¿Quién iba a discutir las decisiones de los expertos?
Al modo de las viejas espiritistas inglesas del XIX, Sánchez entró en trance y produjo un ectoplasma. La fantasmagórica figura que surgió de su boca supuso una innovación en la imaginería paranormal: un comité de expertos. No el espectro del marido de la señora Myers, no la anciana bisabuela Hazel dispuesta a revelar un oscuro secreto de familia: un comité de expertos.
La emanación era tan realista que todos guardamos en la memoria, a grandes trazos quizá, pero inequívocos, las connotaciones visuales de un órgano formado por personas muy serias reunidas en torno a una mesa alargada y desbordada de informes, con gráficos de colores, botellas de agua vacías y el resto de huellas de muchas horas de trabajo.
La negativa a revelar la identidad de los miembros del comité, lejos de levantar sospechas de inexistencia, reforzó la sensación de realidad. Las catorce veces que Sánchez se refirió públicamente al espectral ente hicieron el resto. Desde aquella nada decorada, desde aquel abismo óntico, se decidían cambios de fase cuyo sentido guardaba un curioso paralelismo con las conveniencias políticas del Gobierno. Especialmente en lo tocante a la Comunidad de Madrid, cuya presidenta había cobrado alguna ventaja.

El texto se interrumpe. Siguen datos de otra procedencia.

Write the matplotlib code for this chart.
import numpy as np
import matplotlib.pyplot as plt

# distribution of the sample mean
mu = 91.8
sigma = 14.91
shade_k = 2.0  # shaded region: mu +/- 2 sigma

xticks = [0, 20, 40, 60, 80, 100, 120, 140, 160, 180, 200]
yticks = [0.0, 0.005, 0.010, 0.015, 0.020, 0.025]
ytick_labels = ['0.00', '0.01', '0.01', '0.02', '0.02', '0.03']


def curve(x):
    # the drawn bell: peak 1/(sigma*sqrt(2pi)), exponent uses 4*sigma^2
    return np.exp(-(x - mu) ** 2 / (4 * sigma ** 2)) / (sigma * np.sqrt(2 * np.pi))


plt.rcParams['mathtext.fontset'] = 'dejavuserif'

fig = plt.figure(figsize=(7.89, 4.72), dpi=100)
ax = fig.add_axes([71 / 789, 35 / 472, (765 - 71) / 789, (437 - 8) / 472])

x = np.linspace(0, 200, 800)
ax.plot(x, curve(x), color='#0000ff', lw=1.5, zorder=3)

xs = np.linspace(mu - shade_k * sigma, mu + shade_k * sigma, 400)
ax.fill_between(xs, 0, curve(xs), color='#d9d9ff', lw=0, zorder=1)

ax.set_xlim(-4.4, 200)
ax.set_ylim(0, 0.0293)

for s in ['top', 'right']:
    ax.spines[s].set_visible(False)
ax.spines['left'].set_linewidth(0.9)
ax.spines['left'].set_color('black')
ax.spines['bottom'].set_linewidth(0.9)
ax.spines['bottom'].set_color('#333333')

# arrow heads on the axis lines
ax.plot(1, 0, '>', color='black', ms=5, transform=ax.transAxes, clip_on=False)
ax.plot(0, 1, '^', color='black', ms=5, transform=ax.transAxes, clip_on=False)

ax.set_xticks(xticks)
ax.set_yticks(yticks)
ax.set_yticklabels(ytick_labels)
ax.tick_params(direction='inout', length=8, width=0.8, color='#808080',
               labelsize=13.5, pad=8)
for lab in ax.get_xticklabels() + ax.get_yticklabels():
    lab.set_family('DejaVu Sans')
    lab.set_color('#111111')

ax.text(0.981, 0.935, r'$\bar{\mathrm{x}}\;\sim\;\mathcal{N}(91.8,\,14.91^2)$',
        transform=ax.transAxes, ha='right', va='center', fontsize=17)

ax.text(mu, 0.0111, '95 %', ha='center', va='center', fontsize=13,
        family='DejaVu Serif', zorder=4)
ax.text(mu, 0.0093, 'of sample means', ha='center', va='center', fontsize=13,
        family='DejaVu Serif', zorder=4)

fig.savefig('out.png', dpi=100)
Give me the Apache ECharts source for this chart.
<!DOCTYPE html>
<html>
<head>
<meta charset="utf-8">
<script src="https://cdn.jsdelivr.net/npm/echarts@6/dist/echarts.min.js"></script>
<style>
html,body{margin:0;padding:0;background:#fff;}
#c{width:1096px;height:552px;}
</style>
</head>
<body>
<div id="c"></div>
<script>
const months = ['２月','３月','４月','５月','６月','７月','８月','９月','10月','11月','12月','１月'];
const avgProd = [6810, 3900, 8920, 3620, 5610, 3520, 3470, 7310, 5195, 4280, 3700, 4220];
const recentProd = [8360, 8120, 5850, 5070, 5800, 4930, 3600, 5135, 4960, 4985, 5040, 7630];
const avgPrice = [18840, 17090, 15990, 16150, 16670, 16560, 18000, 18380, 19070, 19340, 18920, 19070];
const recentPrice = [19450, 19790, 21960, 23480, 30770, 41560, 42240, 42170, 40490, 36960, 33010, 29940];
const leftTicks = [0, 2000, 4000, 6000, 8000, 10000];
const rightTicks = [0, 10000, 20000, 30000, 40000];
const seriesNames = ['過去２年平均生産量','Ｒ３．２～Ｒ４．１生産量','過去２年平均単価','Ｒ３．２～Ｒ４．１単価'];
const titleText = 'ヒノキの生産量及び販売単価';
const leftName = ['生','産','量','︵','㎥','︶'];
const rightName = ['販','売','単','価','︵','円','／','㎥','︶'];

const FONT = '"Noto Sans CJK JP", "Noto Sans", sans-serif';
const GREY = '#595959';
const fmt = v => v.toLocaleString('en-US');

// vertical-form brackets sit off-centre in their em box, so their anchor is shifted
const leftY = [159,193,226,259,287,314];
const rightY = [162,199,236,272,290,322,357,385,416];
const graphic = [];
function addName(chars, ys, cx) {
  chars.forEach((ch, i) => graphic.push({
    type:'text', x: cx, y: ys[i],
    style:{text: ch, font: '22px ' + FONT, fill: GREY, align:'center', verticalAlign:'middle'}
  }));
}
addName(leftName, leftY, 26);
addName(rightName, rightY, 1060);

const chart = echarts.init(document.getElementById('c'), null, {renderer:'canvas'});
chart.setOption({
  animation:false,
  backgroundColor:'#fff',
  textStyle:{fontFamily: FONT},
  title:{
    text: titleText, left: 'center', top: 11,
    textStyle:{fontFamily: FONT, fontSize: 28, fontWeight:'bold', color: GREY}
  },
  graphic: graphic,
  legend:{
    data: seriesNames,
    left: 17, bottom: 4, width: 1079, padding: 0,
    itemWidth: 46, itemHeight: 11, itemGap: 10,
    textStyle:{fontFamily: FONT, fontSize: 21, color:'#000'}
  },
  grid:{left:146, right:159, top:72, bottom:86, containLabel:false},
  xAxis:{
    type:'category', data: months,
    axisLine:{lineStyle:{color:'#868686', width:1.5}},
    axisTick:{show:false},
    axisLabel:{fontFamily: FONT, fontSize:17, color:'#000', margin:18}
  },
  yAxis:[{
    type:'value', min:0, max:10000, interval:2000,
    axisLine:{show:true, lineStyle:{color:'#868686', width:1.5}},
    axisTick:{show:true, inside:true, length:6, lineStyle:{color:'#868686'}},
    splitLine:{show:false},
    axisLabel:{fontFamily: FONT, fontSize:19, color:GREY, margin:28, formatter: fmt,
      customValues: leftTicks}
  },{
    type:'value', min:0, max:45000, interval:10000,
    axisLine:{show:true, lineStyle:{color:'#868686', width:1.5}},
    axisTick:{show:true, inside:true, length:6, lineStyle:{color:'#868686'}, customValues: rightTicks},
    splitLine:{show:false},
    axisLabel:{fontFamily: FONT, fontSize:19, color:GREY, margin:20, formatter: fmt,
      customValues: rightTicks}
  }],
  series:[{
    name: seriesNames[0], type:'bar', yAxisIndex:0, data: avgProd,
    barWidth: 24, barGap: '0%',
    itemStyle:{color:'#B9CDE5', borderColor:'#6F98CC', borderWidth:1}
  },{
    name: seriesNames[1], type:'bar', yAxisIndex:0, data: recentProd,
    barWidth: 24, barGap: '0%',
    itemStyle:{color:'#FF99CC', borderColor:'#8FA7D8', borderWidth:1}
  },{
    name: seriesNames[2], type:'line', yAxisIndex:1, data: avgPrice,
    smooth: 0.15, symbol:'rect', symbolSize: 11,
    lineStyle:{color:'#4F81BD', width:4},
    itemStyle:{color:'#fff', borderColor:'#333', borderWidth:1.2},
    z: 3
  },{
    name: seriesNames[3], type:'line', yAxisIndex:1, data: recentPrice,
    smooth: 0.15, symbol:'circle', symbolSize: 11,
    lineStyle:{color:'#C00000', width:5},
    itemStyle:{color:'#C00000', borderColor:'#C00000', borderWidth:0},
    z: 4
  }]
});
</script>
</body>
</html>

Pero, ¿quién iba a discutir las decisiones de los expertos? Hacerlo implicaba cargar con el sambenito de bruto anti científico, de adepto a teorías de la conspiración, de renuente a las políticas basadas en pruebas, de adscrito al pensamiento mágico. ¡Toma paradoja! Porque si ha habido aquí una magia de altura ha sido la de Sánchez al elevar la mentira a arte tan sublime como para zanjar las dudas hamletianas, sacar al ser de la nada, refutar a Parménides y poner a Heidegger a estudiar.
Una anécdota da idea de la altura alcanzada por Sánchez al acercar el ser y el no-ser. Resulta que algunos medios publicaron la lista de miembros del comité que no existía, con breves reseñas curriculares. Ninguno de los supuestos componentes del invento negó su pertenencia, que sería lo lógico. O sea, tu nombre aparece como integrante del organismo responsable de graves decisiones relacionadas con la salud pública, en una pandemia y, aunque no lo eres (nadie lo era, recuerden, hoy lo sabemos), callas. ¿En qué cabeza cabe? Pues cupo en todas.
Es más, uno de los no-miembros del no-comité, al ver que el secreto de las no-identidades se había levantado, comunicó en las redes que, siendo ya público, podía confirmar que en efecto estaba trabajando en ello y tal. Y ahora viene lo bueno. El Gobierno revela que no existe ni existió dicho comité y, ¿qué hace aquel hombre? Siguiendo a Arthur Schopenhauer, se empeña en ser, proclama públicamente que el comité «existir, existió». De inmediato pensé en el personaje del psiquiatra de Vanilla Sky, en la firmeza con que se opone a la revelación de que solo es el personaje de un programa de software. Luego, triste, calla.